When you practice questions that explain not just the correct answer but why every other option is wrong, you start seeing patterns. You stop feeling like the exam is unpredictable and start feeling like you understand how it works.
Certsqill is built for this kind of preparation — detailed explanations for all options, exam-style scenarios, support for candidates who already have foundational knowledge and need to sharpen decision-making.
Frequently Asked Questions
Is it normal to feel discouraged after failing AWS SAA?
Yes. Feeling disappointed, frustrated, or anxious is a normal reaction. Give yourself time to process before jumping back into preparation.
Am I not smart enough if I failed?
No. Failing AWS SAA is almost always about preparation method, not intelligence. You studied for a knowledge test and encountered a decision-making test. That’s fixable.
Should I tell my employer I failed?
Personal decision. There’s no obligation to disclose, and most employers don’t ask. If you feel comfortable sharing, it can demonstrate resilience. If you prefer to wait until you pass, that’s equally valid.
Related Reading
If you’re ready to move forward, start with what to do in the first 7 days after failing. Understanding the retake rules and costs will help you plan. When ready to prepare, our 14–30 day second attempt study plan provides a structured path.
Moving Forward
Failing the AWS SAA exam is a moment, not an identity.
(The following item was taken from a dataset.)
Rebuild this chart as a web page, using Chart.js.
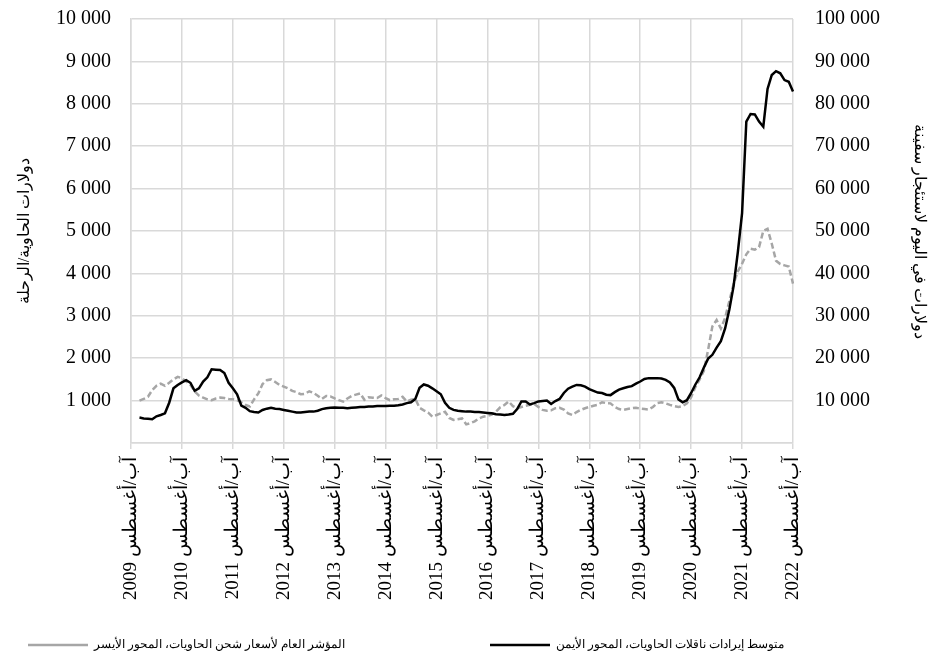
<!DOCTYPE html>
<html>
<head>
<meta charset="utf-8">
<script src="https://cdn.jsdelivr.net/npm/chart.js@4.4.1/dist/chart.umd.min.js"></script>
<style>
  html, body { margin: 0; padding: 0; background: #fff; }
  #wrap { width: 930px; height: 661px; }
</style>
</head>
<body>
<div id="wrap"><canvas id="chart"></canvas></div>
<script>
// one tick label per August, Aug 2009 .. Aug 2022
const tickLabels = [
  "2009 آب/أغسطس", "2010 آب/أغسطس", "2011 آب/أغسطس", "2012 آب/أغسطس",
  "2013 آب/أغسطس", "2014 آب/أغسطس", "2015 آب/أغسطس", "2016 آب/أغسطس",
  "2017 آب/أغسطس", "2018 آب/أغسطس", "2019 آب/أغسطس", "2020 آب/أغسطس",
  "2021 آب/أغسطس", "2022 آب/أغسطس"
];

// monthly categories, index 0 = Aug 2009
const months = [];
for (let i = 0; i <= 156; i++) months.push(i);

// average container ship charter rate, $/day (right axis)
const charterRates = [
  null, null, 6000, 5800, 5700, 5600, 6300, 6600, 7000, 9500,
  12900, 13700, 14300, 14800, 14200, 12300, 12900, 14500, 15500, 17400,
  17300, 17200, 16500, 14200, 12900, 11500, 8800, 8300, 7500, 7300,
  7200, 7800, 8100, 8300, 8100, 8000, 7800, 7600, 7400, 7200,
  7200, 7300, 7400, 7400, 7600, 8000, 8200, 8300, 8400, 8300,
  8300, 8200, 8300, 8400, 8500, 8500, 8600, 8600, 8700, 8700,
  8700, 8800, 8800, 8900, 9100, 9400, 9600, 10400, 13000, 13800,
  13500, 12900, 12200, 11500, 9500, 8300, 7800, 7600, 7500, 7400,
  7400, 7300, 7300, 7200, 7100, 7000, 6800, 6700, 6600, 6700,
  6900, 8000, 9800, 9800, 9100, 9400, 9800, 9900, 10000, 9200,
  9900, 10400, 11800, 12800, 13300, 13700, 13600, 13300, 12700, 12300,
  11900, 11800, 11400, 11300, 12000, 12600, 12900, 13200, 13400, 14000,
  14500, 15100, 15300, 15300, 15300, 15200, 14900, 14300, 13000, 10300,
  9600, 10100, 11800, 13800, 15500, 17800, 19900, 20800, 22500, 24000,
  27000, 31500, 37000, 45000, 54200, 75800, 77600, 77500, 75800, 74600,
  83500, 86800, 87700, 87200, 85600, 85200, 82900
];

// general container freight index, $/container/trip (left axis)
const freightIndex = [
  null, null, 1000, 1040, 1090, 1250, 1350, 1400, 1350, 1420,
  1500, 1560, 1530, 1450, 1370, 1220, 1120, 1070, 1030, 1010,
  1050, 1070, 1060, 1040, 1030, 1010, 960, 895, 860, 1030,
  1170, 1390, 1480, 1500, 1440, 1370, 1330, 1290, 1230, 1200,
  1150, 1160, 1220, 1180, 1115, 1040, 1110, 1100, 1050, 1010,
  975, 1050, 1110, 1140, 1170, 1020, 1080, 1070, 1060, 1120,
  1060, 1010, 1030, 1040, 1090, 980, 1020, 1040, 830, 770,
  720, 620, 660, 700, 738, 590, 545, 560, 580, 440,
  470, 510, 580, 620, 640, 670, 740, 840, 895, 980,
  870, 820, 850, 880, 900, 920, 850, 780, 760, 770,
  820, 830, 790, 700, 660, 730, 780, 820, 850, 880,
  900, 960, 940, 935, 850, 800, 780, 800, 820, 830,
  810, 800, 790, 850, 940, 960, 935, 900, 870, 850,
  870, 935, 1080, 1320, 1500, 1700, 2200, 2750, 2900, 2700,
  2950, 3350, 3750, 4050, 4230, 4450, 4580, 4560, 4620, 5000,
  5050, 4700, 4300, 4220, 4190, 4160, 3760
];

const fontFamily = "'Liberation Serif', 'Times New Roman', serif";
Chart.defaults.color = "#000";
Chart.defaults.font.family = fontFamily;

const gridColor = "#d9d9d9";
const clear = "rgba(0,0,0,0)";

function spaced(v) {
  return String(v).replace(/\B(?=(\d{3})+(?!\d))/g, " ");
}

const ctx = document.getElementById("chart").getContext("2d");

new Chart(ctx, {
  type: "line",
  data: {
    labels: months,
    datasets: [
      {
        label: "متوسط إيرادات ناقلات الحاويات، المحور الأيمن",
        data: charterRates,
        yAxisID: "yRight",
        borderColor: "#000",
        backgroundColor: "#000",
        borderWidth: 2.5,
        pointRadius: 0,
        tension: 0
      },
      {
        label: "المؤشر العام لأسعار شحن الحاويات، المحور الأيسر",
        data: freightIndex,
        yAxisID: "yLeft",
        borderColor: "#a6a6a6",
        backgroundColor: "#a6a6a6",
        borderWidth: 2.5,
        borderDash: [6, 3],
        pointRadius: 0,
        tension: 0
      }
    ]
  },
  options: {
    responsive: true,
    maintainAspectRatio: false,
    animation: false,
    layout: { padding: { left: 18, right: 0, top: 19, bottom: 0 } },
    plugins: {
      tooltip: { enabled: false },
      legend: {
        position: "bottom",
        align: "start",
        reverse: true,
        labels: {
          boxWidth: 60,
          boxHeight: 0,
          padding: 10,
          font: { size: 12 },
          generateLabels: chart => {
            const items = Chart.defaults.plugins.legend.labels.generateLabels(chart);
            items.forEach(it => {
              if (it.datasetIndex === 1) it.text += " ".repeat(45);
            });
            return items;
          }
        }
      }
    },
    scales: {
      x: {
        grid: { color: gridColor, lineWidth: 1.5, tickLength: 6, tickColor: gridColor },
        border: { color: gridColor, width: 1.5 },
        ticks: {
          autoSkip: false,
          maxRotation: 90,
          minRotation: 90,
          padding: 8,
          font: { size: 19 },
          callback: (v, i) => (i % 12 === 0 ? tickLabels[i / 12] : null)
        },
        afterFit: s => { s.height = 186; }
      },
      yLeft: {
        position: "left",
        min: 0,
        max: 10000,
        ticks: {
          stepSize: 1000,
          padding: 2,
          font: { size: 20 },
          callback: v => (v === 0 ? "" : spaced(v))
        },
        grid: { color: gridColor, lineWidth: 1.5, tickLength: 18, tickColor: clear },
        border: { color: gridColor, width: 1.5 },
        title: {
          display: true,
          text: "دولارات الحاوية/الرحلة",
          font: { size: 16 },
          padding: { top: -3, bottom: 0 }
        },
        afterFit: s => { s.width = 113; }
      },
      yRight: {
        position: "right",
        min: 0,
        max: 100000,
        ticks: {
          stepSize: 10000,
          padding: 2,
          font: { size: 20 },
          callback: v => (v === 0 ? "" : spaced(v))
        },
        grid: { drawOnChartArea: false, tickLength: 20, tickColor: clear },
        border: { display: false },
        title: {
          display: true,
          text: "دولارات في اليوم لاستئجار سفينة",
          font: { size: 16 },
          padding: { top: 1, bottom: 0 }
        },
        afterFit: s => { s.width = 137; }
      }
    }
  }
});
</script>
</body>
</html>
Many successful cloud engineers, architects, and consultants failed at least one certification exam along the way. That failure didn’t define them. How they responded did.
You’re not stuck. You’re not incapable. You had a preparation mismatch with an exam format, and that mismatch is correctable.
With structure, focused practice, and time, passing is achievable. The disappointment you feel right now will fade. What comes next is up to you.